1. Please share with us your family background?

  • I was born in 1977 in Kompong Cham province. My parents are middle-class vendors. I have three sisters and one brother, and I am the second child. Under the guardianship of my parents, I have had full access to education. I have consistently won scholarships and self-studied, therefore relieving my parents and myself of the financial burden of private tuition fees. 

2. Do you have a motivational motto to inspire yourself to be successful with your education and career?

  • “Optimism Brings Success”: this means you should always stay positive about what you are doing, and then success will follow.

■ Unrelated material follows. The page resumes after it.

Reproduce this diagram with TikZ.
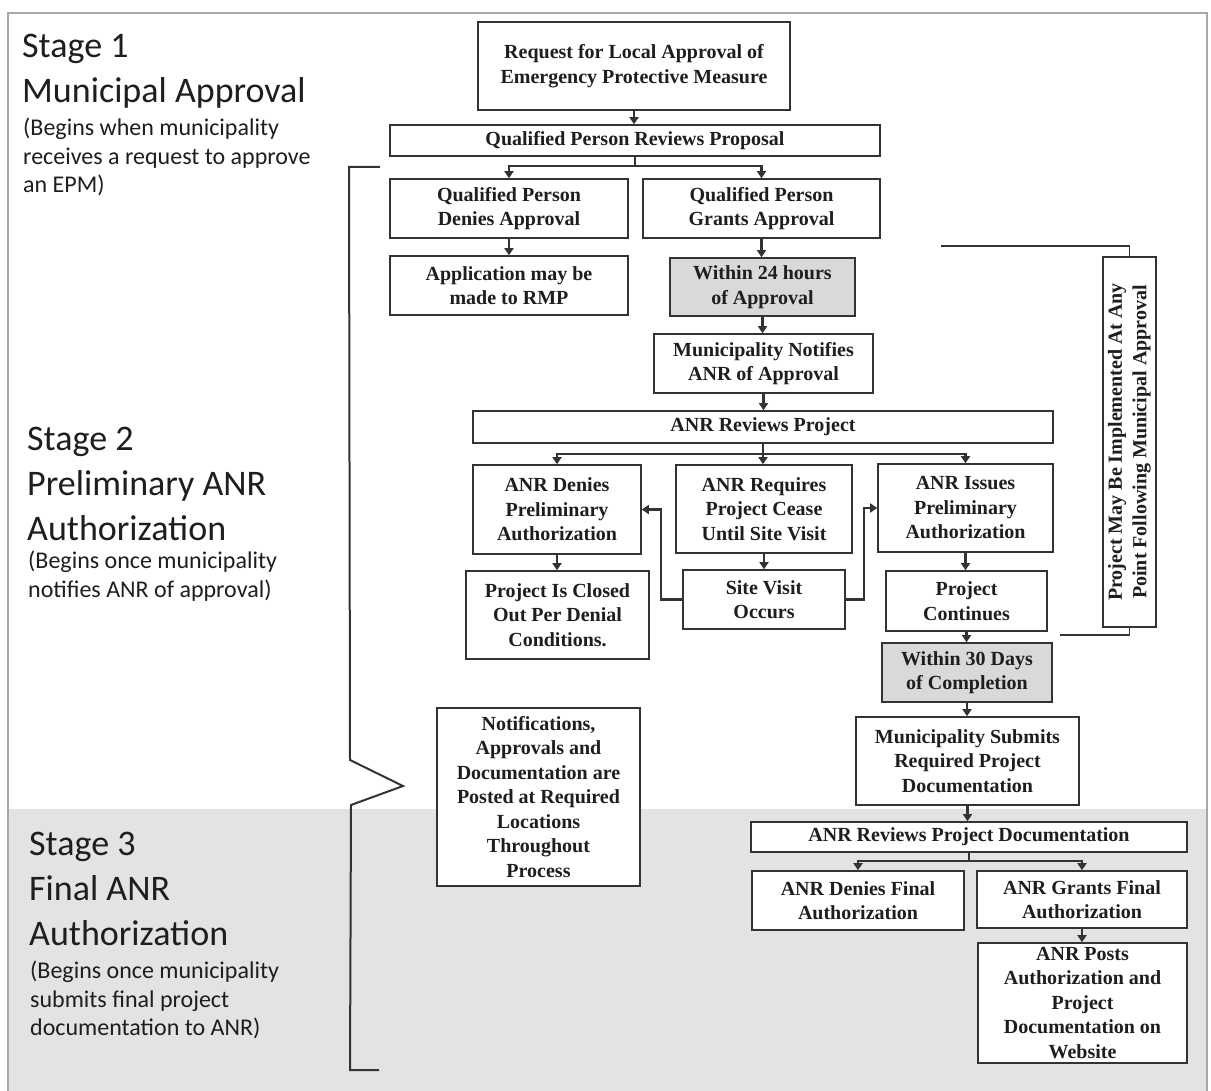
\documentclass[tikz,border=0pt]{standalone}
\usepackage{fontspec}
\setmainfont{Liberation Serif}
\newfontfamily\stagefont{Carlito}
\usetikzlibrary{arrows.meta}
\definecolor{lncol}{HTML}{333333}
\definecolor{band}{HTML}{E3E3E3}
\definecolor{shade}{HTML}{D9D9D9}
\definecolor{framecol}{HTML}{A8A8A8}
\definecolor{txt}{HTML}{1E1E1E}
\begin{document}
\begin{tikzpicture}[x=1pt,y=-1pt,
  box/.style={draw=lncol, line width=1.6pt, fill=white, align=center, inner sep=1pt,
    font=\bfseries\fontsize{20}{24.5}\selectfont, text=txt},
  shadebox/.style={box, fill=shade},
  conn/.style={draw=lncol, line width=2.2pt},
  arr/.style={conn, -{Triangle[length=7pt,width=9pt]}},
  stagehead/.style={anchor=north west, inner sep=0pt, align=left, text=txt,
    font=\stagefont\fontsize{36}{45}\selectfont},
  stagesub/.style={anchor=north west, inner sep=0pt, align=left, text=txt,
    font=\stagefont\fontsize{24}{28.5}\selectfont}]
\useasboundingbox (0,0) rectangle (1211,1091);
\fill[white] (0,0) rectangle (1211,1091);
% stage 3 band
\fill[band] (9,809) rectangle (1206,1091);
% frame
\draw[framecol, line width=2pt] (8,1091) -- (8,13) -- (1207,13) -- (1207,1091);

% stage labels
\node[stagehead] (s1h) at (22,34) {Stage 1\\Municipal Approval};
\node[stagesub] (s1s) at (23,118) {(Begins when municipality\\receives a request to approve\\an EPM)};
\node[stagehead] (s2h) at (27,427) {Stage 2\\Preliminary ANR\\Authorization};
\node[stagesub] (s2s) at (28,551) {(Begins once municipality\\notifies ANR of approval)};
\node[stagehead] (s3h) at (29,832) {Stage 3\\Final ANR\\Authorization};
\node[stagesub] (s3s) at (30,961) {(Begins once municipality\\submits final project\\documentation to ANR)};

% boxes
\node[box, minimum width=312, minimum height=88] (req) at (634,66) {Request for Local Approval of\\Emergency Protective Measure};
\node[box, minimum width=490, minimum height=31] (qprp) at (635,140.5) {Qualified Person Reviews Proposal};
\node[box, minimum width=238, minimum height=59] (qpd) at (509,208.5) {Qualified Person\\Denies Approval};
\node[box, minimum width=237, minimum height=59] (qpg) at (761.5,208.5) {Qualified Person\\Grants Approval};
\node[box, minimum width=238, minimum height=59] (app) at (509,285.5) {Application may be\\made to RMP};
\node[shadebox, minimum width=185, minimum height=58] (w24) at (762.5,287) {Within 24 hours\\of Approval};
\node[box, minimum width=219, minimum height=59] (mna) at (763.5,363.5) {Municipality Notifies\\ANR of Approval};
\node[box, minimum width=580, minimum height=32] (anrrp) at (763,427) {ANR Reviews Project};
\node[box, minimum width=168, minimum height=89] (anrd) at (557,509.5) {ANR Denies\\Preliminary\\Authorization};
\node[box, minimum width=176, minimum height=88] (anrreq) at (764,509) {ANR Requires\\Project Cease\\Until Site Visit};
\node[box, minimum width=175, minimum height=88] (anri) at (965.5,508) {ANR Issues\\Preliminary\\Authorization};
\node[box, minimum width=183, minimum height=88] (closed) at (557.5,615) {Project Is Closed\\Out Per Denial\\Conditions.};
\node[box, minimum width=162, minimum height=59] (site) at (764,599.5) {Site Visit\\Occurs};
\node[box, minimum width=161, minimum height=60] (cont) at (966.5,601) {Project\\Continues};
\node[shadebox, minimum width=170, minimum height=59] (w30) at (967,672.5) {Within 30 Days\\of Completion};
\node[box, minimum width=223, minimum height=88] (msub) at (967.5,761) {Municipality Submits\\Required Project\\Documentation};
\node[box, minimum width=436, minimum height=30] (anrrd) at (969,837) {ANR Reviews Project Documentation};
\node[box, minimum width=212, minimum height=59] (anrdf) at (858,900.5) {ANR Denies Final\\Authorization};
\node[box, minimum width=210, minimum height=57] (anrgf) at (1082,899.5) {ANR Grants Final\\Authorization};
\node[box, minimum width=209, minimum height=120] (posts) at (1082.5,1003) {ANR Posts\\Authorization and\\Project\\Documentation on\\Website};
\node[box, minimum width=203, minimum height=178] (notif) at (538.5,797) {Notifications,\\Approvals and\\Documentation are\\Posted at Required\\Locations\\Throughout\\Process};
\node[box, rotate=90, minimum width=370, minimum height=53] (vert) at (1129.5,442) {Project May Be Implemented At Any\\Point Following Municipal Approval};

% connectors
\coordinate (b1) at (635,166);
\coordinate (b2) at (763,454);
\coordinate (b3) at (969,861);
\draw[arr] (req.south) -- (req.south |- qprp.north);
\draw[conn] (qprp.south) -- (b1);
\draw[arr] (b1) -| (qpd.north);
\draw[arr] (b1) -| (qpg.north);
\draw[arr] (qpd.south) -- (app.north);
\draw[arr] (qpg.south) -- (qpg.south |- w24.north);
\draw[arr] (w24.south) -- (w24.south |- mna.north);
\draw[arr] (mna.south) -- (mna.south |- anrrp.north);
\draw[conn] (anrrp.south) -- (b2);
\draw[arr] (b2) -| (anrd.north);
\draw[arr] (b2) -- (b2 |- anrreq.north);
\draw[arr] (b2) -| (anri.north);
\draw[arr] (anrd.south) -- (anrd.south |- closed.north);
\draw[arr] (anrreq.south) -- (site.north);
\draw[arr] (anri.south) -- (anri.south |- cont.north);
\draw[arr] (site.west) -- ++(-21,0) |- (anrd.east);
\draw[arr] (site.east) -- ++(18,0) |- (anri.west);
\draw[arr] (cont.south) -- (cont.south |- w30.north);
\draw[arr] (w30.south) -- (w30.south |- msub.north);
\draw[arr] (msub.south) -- (msub.south |- anrrd.north);
\draw[conn] (anrrd.south) -- (b3);
\draw[arr] (b3) -| (anrdf.north);
\draw[arr] (b3) -| (anrgf.north);
\draw[arr] (anrgf.south) -- (anrgf.south |- posts.north);
% implementation bracket lines
\coordinate (vt) at (941,246);
\coordinate (vb) at (1060,635);
\draw[conn, line width=1.8pt] (vert.east) |- (vt);
\draw[conn, line width=1.8pt] (vert.west) |- (vb);
% big brace
\draw[conn, line width=2pt] (380,167) -- (349,167) -- (350,760) -- (403,786) -- (351,805) -- (350,1070) -- (379,1070);
\end{tikzpicture}
\end{document}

3. Please share with us your educational background? 

  • Panhasastra University, PhD., Phnom Penh, Cambodia;
  • Panhasastra University, LL.M., Phnom Penh, Cambodia;
  • Royal University of Law and Economic Sciences, LL.B., Phnom Penh, Cambodia;
  • University of Michigan Law School, Legal Research, Michigan, USA.

4. How have you overcome any challenges during your studies?

  • There were a lot of challenges during my study period, but I never marked them as ‘challenges’ as I usually feel very optimistic. In short, I am an optimistic person, so I don’t see anything as a challenge.

5. What are your study achievements?

  • I was an outstanding student in Khmer Literature at Wat Phnom Secondary School and in Mathematics at Phnom Daun Penh High School (a.k.a Sisovath High School); I have received many Certificates of Appreciation from the two schools.
  • I received a legal research scholarship from University of Michigan Law School in 2001.
  • I received Chevening Scholarship to study a Masters Degree in the United Kingdom in 2003. At the same time, I was also selected as a Lawyer, so I decided not to go the United Kingdom. I wanted to be a professional lawyer and locally pursue a Master Degree at Pannasastra University.

 6. Please share with us your career path so far​ and achievements to date?

  • I currently work as an active Labour Arbitrator for the Arbitration Council and as a member of Civil Affairs Commission of the Bar Association of the Kingdom of Cambodia. I am also an Office Head and Attorney-at-Law to the Asia Cambodia Law Firm partnering with Logos Law LLC (a top ten Korean Law Firms in South Korea) in providing legal services to local and foreign clients especially those who are business companies and financial institutions including Shinhan Khmer Bank, Phnom Penh Commercial Bank, Booyoong Khmer Bank, Tomato Saving, real estate and construction companies i.e. YonWoo Cambodia (Gold Tower 42), Phnom Penh Tower, mainly in the legal fields of contract law, labour law and business law. Besides this, I serve as Deputy President of the National Arbitration Center of Cambodia, a body that works to resolve commercial disputes. However, before serving these current positions, I worked in the legal field with many local and international institutions.

7. How do you feel to be an Arbitrator?

  • I feel normal as it is not my main job, as my main job is as a lawyer. You may feel surprised with this response.  I work as an Arbitrator to gain experience,  to promote the effectiveness of alternative dispute resolution processes and to build credibility with service users.

8. How important do you think independence and transparency are for the Arbitration Council?

  • These two elements are of fundamental importance for not only the Arbitration Council but also the whole judicial system.

9. What do you recommend to those who wish to be Arbitrator?

  • I won’t convince them to be an Arbitrator, as they should pursue their own goals, not just follow others. Ask yourself, why are you studying law or other majors? You must have a clear goal, there is no such thing as prosperity happening by chance-success can be achieved overnight without a reason.